Encouraging employees to develop a V2MOM — Salesforce’s method for defining individual and team objectives, success measures, and tactics — is a great start. Providing development resources like Trailhead is another way to help employees make sure their progress doesn’t stall, but a demonstrated interest in their development — such as helping to define milestones, removing blockers, and keeping accountability — are arguably the most important steps a manager can take.
Everyone is experiencing this crisis differently, and a one-size-fits all approach to employee engagement can be ineffective at best. Demonstrating an understanding of employees’ unique circumstances, and providing the resources to produce their best work without neglecting family and personal needs, is critical.
In fact, 88% of the U.S. workforce cites flexible work schedules as an important step by employers at this time. This can be especially important for working parents who find themselves as full-time caretakers and educators while doing their regular job. Just 38% of these workers, however, say their employers have offered increased flexibility.
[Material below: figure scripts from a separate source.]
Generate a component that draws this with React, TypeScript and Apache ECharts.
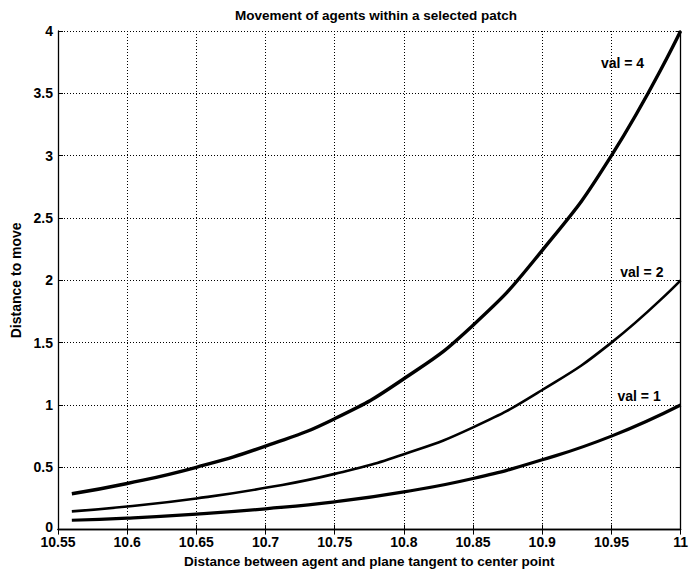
import React, { useEffect, useRef } from "react";
import * as echarts from "echarts";

const xValues = [10.56, 10.6, 10.65, 10.7, 10.75, 10.8, 10.85, 10.9, 10.95, 11];
const val1 = [0.075, 0.092, 0.124, 0.167, 0.223, 0.303, 0.41, 0.56, 0.75, 1.0];
const val2 = [0.146, 0.185, 0.25, 0.335, 0.447, 0.605, 0.82, 1.12, 1.5, 2.0];
const val4 = [0.288, 0.37, 0.5, 0.67, 0.89, 1.21, 1.64, 2.24, 3.0, 4.0];
const seriesNames = ["val = 1", "val = 2", "val = 4"];
const labelCoords: [number, number][] = [
  [10.97, 1.072],
  [10.972, 2.064],
  [10.958, 3.744],
];

const FONT = "'Liberation Sans', Arial, Helvetica, sans-serif";

export default function App() {
  const ref = useRef<HTMLDivElement>(null);
  useEffect(() => {
    if (!ref.current) return;
    const chart = echarts.init(ref.current, undefined, { renderer: "svg" });
    const pair = (ys: number[]) => xValues.map((x, i) => [x, ys[i]]);
    const allY = [val1, val2, val4];
    const widths = [3.2, 2.6, 3.4];
    const fmtX = (v: number) => String(parseFloat(v.toFixed(2)));
    const fmtY = (v: number) => (v === 0 ? "{z|0}" : String(v));
    const tickStyle = { show: true, inside: true, length: 5, lineStyle: { color: "#000", width: 1 } };
    const axisLineStyle = { show: true, lineStyle: { color: "#000", width: 1.3 } };
    const labelFont = { fontFamily: FONT, fontSize: 14, fontWeight: "bold", color: "#000" };
    chart.setOption({
      animation: false,
      backgroundColor: "#fff",
      textStyle: { fontFamily: FONT },
      title: {
        text: "Movement of agents within a selected patch",
        left: 230,
        top: 3,
        textStyle: { fontFamily: FONT, fontSize: 13.5, fontWeight: "bold", color: "#000" },
      },
      grid: { left: 58, right: 8, top: 31, bottom: 42, containLabel: false },
      xAxis: [
        {
          type: "value",
          min: 10.55,
          max: 11,
          interval: 0.05,
          name: "Distance between agent and plane tangent to center point",
          nameLocation: "middle",
          nameGap: 14,
          nameTextStyle: { fontFamily: FONT, fontSize: 13.5, fontWeight: "bold", color: "#000" },
          axisLine: axisLineStyle,
          axisTick: tickStyle,
          axisLabel: { formatter: fmtX, margin: 7, lineHeight: 11, ...labelFont },
          splitLine: { show: true, lineStyle: { color: "#000", width: 1, type: [1, 2] } },
        },
        {
          type: "value",
          position: "top",
          min: 10.55,
          max: 11,
          interval: 0.05,
          axisLine: axisLineStyle,
          axisTick: tickStyle,
          axisLabel: { show: false },
          splitLine: { show: false },
        },
      ],
      yAxis: [
        {
          type: "value",
          min: 0,
          max: 4,
          interval: 0.5,
          name: "Distance to move",
          nameLocation: "middle",
          nameGap: 33,
          nameTextStyle: { fontFamily: FONT, fontSize: 14, fontWeight: "bold", color: "#000" },
          axisLine: axisLineStyle,
          axisTick: tickStyle,
          axisLabel: {
            margin: 5,
            lineHeight: 10,
            formatter: fmtY,
            rich: { z: { ...labelFont, lineHeight: 10, padding: [0, 0, 6, 0] } },
            ...labelFont,
          },
          splitLine: { show: true, lineStyle: { color: "#000", width: 1, type: [1, 2] } },
        },
        {
          type: "value",
          position: "right",
          min: 0,
          max: 4,
          interval: 0.5,
          axisLine: axisLineStyle,
          axisTick: tickStyle,
          axisLabel: { show: false },
          splitLine: { show: false },
        },
      ],
      series: allY.map((ys, k) => ({
        type: "line",
        name: seriesNames[k],
        data: pair(ys),
        smooth: true,
        showSymbol: false,
        lineStyle: { color: "#000", width: widths[k] },
        itemStyle: { color: "#000" },
        markPoint: {
          symbol: "circle",
          symbolSize: 1,
          itemStyle: { color: "rgba(0,0,0,0)" },
          label: {
            show: true,
            position: "inside",
            formatter: seriesNames[k],
            ...labelFont,
          },
          data: [{ coord: labelCoords[k] }],
        },
      })),
    });
    return () => chart.dispose();
  }, []);
  return (
    <div
      ref={ref}
      style={{ position: "absolute", left: 0, top: 0, width: 691, height: 573, background: "#fff" }}
    />
  );
}
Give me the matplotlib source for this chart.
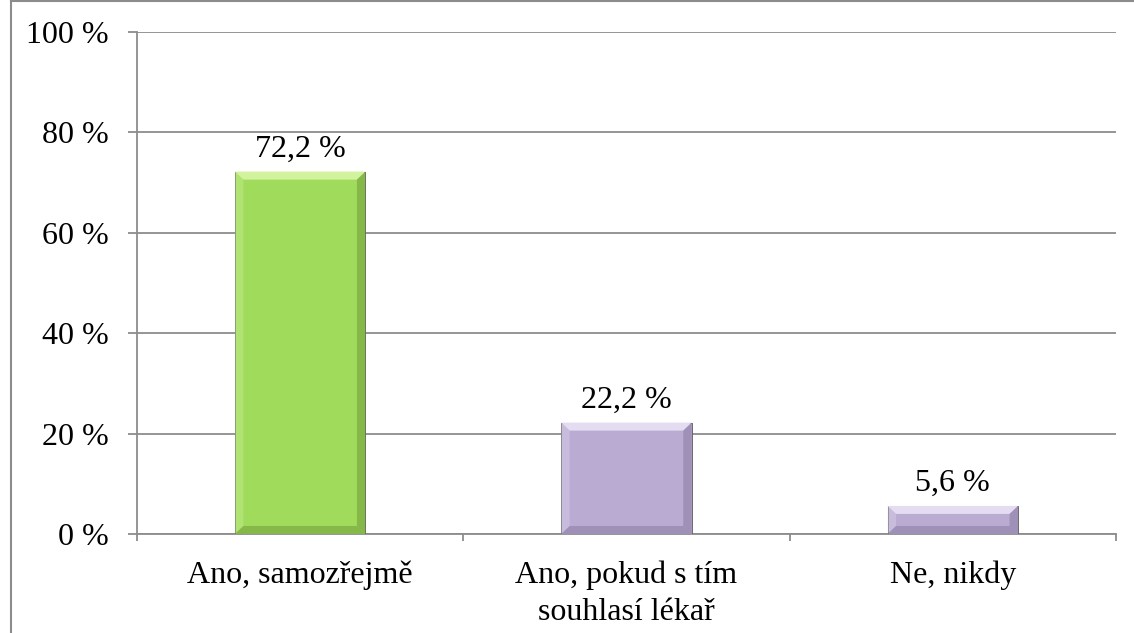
import matplotlib.pyplot as plt
from matplotlib.patches import Polygon
from matplotlib.lines import Line2D
from matplotlib.ticker import FuncFormatter

categories = ["Ano, samozřejmě", "Ano, pokud s tím\nsouhlasí lékař", "Ne, nikdy"]
values = [72.2, 22.2, 5.6]
labels = ["72,2 %", "22,2 %", "5,6 %"]
bar_colors = ["#a0db5c", "#baabd3"]
light_colors = ["#d2f29e", "#e4dcf0"]
dark_colors = ["#6f9c3a", "#8a7aa3"]
color_idx = [0, 1, 1]

plt.rcParams["font.family"] = ["Liberation Serif", "DejaVu Serif"]
FS = 23

fig = plt.figure(figsize=(11.34, 6.33), dpi=100)
ax = fig.add_axes([0.1208, 0.1564, 0.8633, 0.793])

x = list(range(len(categories)))
ax.set_xlim(-0.5, len(categories) - 0.5)
ax.set_ylim(0, 100)

ax.set_yticks([0, 20, 40, 60, 80, 100])
ax.yaxis.set_major_formatter(FuncFormatter(lambda v, p: f"{int(v)} %"))
ax.grid(axis="y", color="#8c8c8c", linewidth=1.3)
ax.set_axisbelow(True)

bars = ax.bar(x, values, width=0.40,
              color=[bar_colors[i] for i in color_idx], zorder=3,
              edgecolor="#5a5a5a", linewidth=0.6)

# bevel effect on each bar
bx = 0.026
by = 1.6
for bar, ci, lab in zip(bars, color_idx, labels):
    x0 = bar.get_x()
    x1 = x0 + bar.get_width()
    y0 = 0
    y1 = bar.get_height()
    h = min(by, y1 / 2)
    top = [(x0, y1), (x1, y1), (x1 - bx, y1 - h), (x0 + bx, y1 - h)]
    bottom = [(x0, y0), (x1, y0), (x1 - bx, y0 + h), (x0 + bx, y0 + h)]
    left = [(x0, y0), (x0, y1), (x0 + bx, y1 - h), (x0 + bx, y0 + h)]
    right = [(x1, y0), (x1, y1), (x1 - bx, y1 - h), (x1 - bx, y0 + h)]
    ax.add_patch(Polygon(top, closed=True, color=light_colors[ci], zorder=4, lw=0))
    ax.add_patch(Polygon(left, closed=True, color=light_colors[ci], zorder=4, lw=0, alpha=0.35))
    ax.add_patch(Polygon(right, closed=True, color=dark_colors[ci], zorder=4, lw=0, alpha=0.55))
    ax.add_patch(Polygon(bottom, closed=True, color=dark_colors[ci], zorder=4, lw=0, alpha=0.55))
    ax.text(x0 + bar.get_width() / 2, y1 + 1.6, lab,
            ha="center", va="bottom", fontsize=FS, color="black")

ax.set_xticks([i - 0.5 for i in range(len(categories) + 1)])
ax.set_xticklabels([])
ax.set_xticks(x, minor=True)
ax.set_xticklabels(categories, minor=True, fontsize=FS, linespacing=1.35)
ax.tick_params(axis="x", which="minor", length=0, pad=19)
ax.tick_params(axis="x", which="major", length=5, color="#8c8c8c", width=1.3)
ax.tick_params(axis="y", length=6.5, color="#8c8c8c", width=1.3, labelsize=FS, pad=14)

for side in ["top", "right"]:
    ax.spines[side].set_visible(False)
ax.spines["left"].set_color("#8c8c8c")
ax.spines["left"].set_linewidth(1.3)
ax.spines["bottom"].set_color("#8c8c8c")
ax.spines["bottom"].set_linewidth(1.3)

# outer frame of the chart area
fig.add_artist(Line2D([0.0093, 0.0093], [0, 1], transform=fig.transFigure,
                      color="#8c8c8c", linewidth=1.5))
fig.add_artist(Line2D([0.0093, 1], [0.998, 0.998], transform=fig.transFigure,
                      color="#8c8c8c", linewidth=1.5))

fig.savefig("out.png", dpi=100)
Leaders who proactively address the potential need for flexibility, and demonstrate a willingness to work with employees in updating schedules, workflows, and the like to match new realities, will go a long way in earning trust.
Physical health is a primary topic of concern in our current environment, and for good reason. But as the strain of uncertainty, stress, and isolation persist, mental health needs attention, too. In fact, 70% of Americans we surveyed cite mental health concerns — a figure that rises to 85% for Gen Z and 81% for millennials.
The workforce is far from immune from this issue, and employers may be understandably at a loss for how to provide support; just 22% of the U.S. workforce report having received mental health resources from their employers as a result of the pandemic.
In order to address these concerns, employers should evaluate their well-being benefits and programs to make sure they’re meeting the unique needs of the workforce during this time. At Salesforce, for example, we launched a live webinar series, called B-Well Together, for employees, the community, and experts to discuss well-being. We also introduced a global benefit program, called Thriving Mind, in partnership with Thrive Global and Stanford Medical, to help employees and their families strengthen their psychological and emotional health.
For more insights on employee experience during these challenging times, among other topics, check out our interactive research dashboard. For additional data-driven resources on leading through change, visit the Tableau COVID-19 Data Hub.
Data mentioned in this article is from a double-blind survey of the general population, a subset of which consisted of full- and part-time employees in the United States, United Kingdom, France, Germany, Brazil, and Australia. Data was collected from May 1 to May 2, 2020 and yielded 3,542 responses. Data is weighted to accurately represent the general population.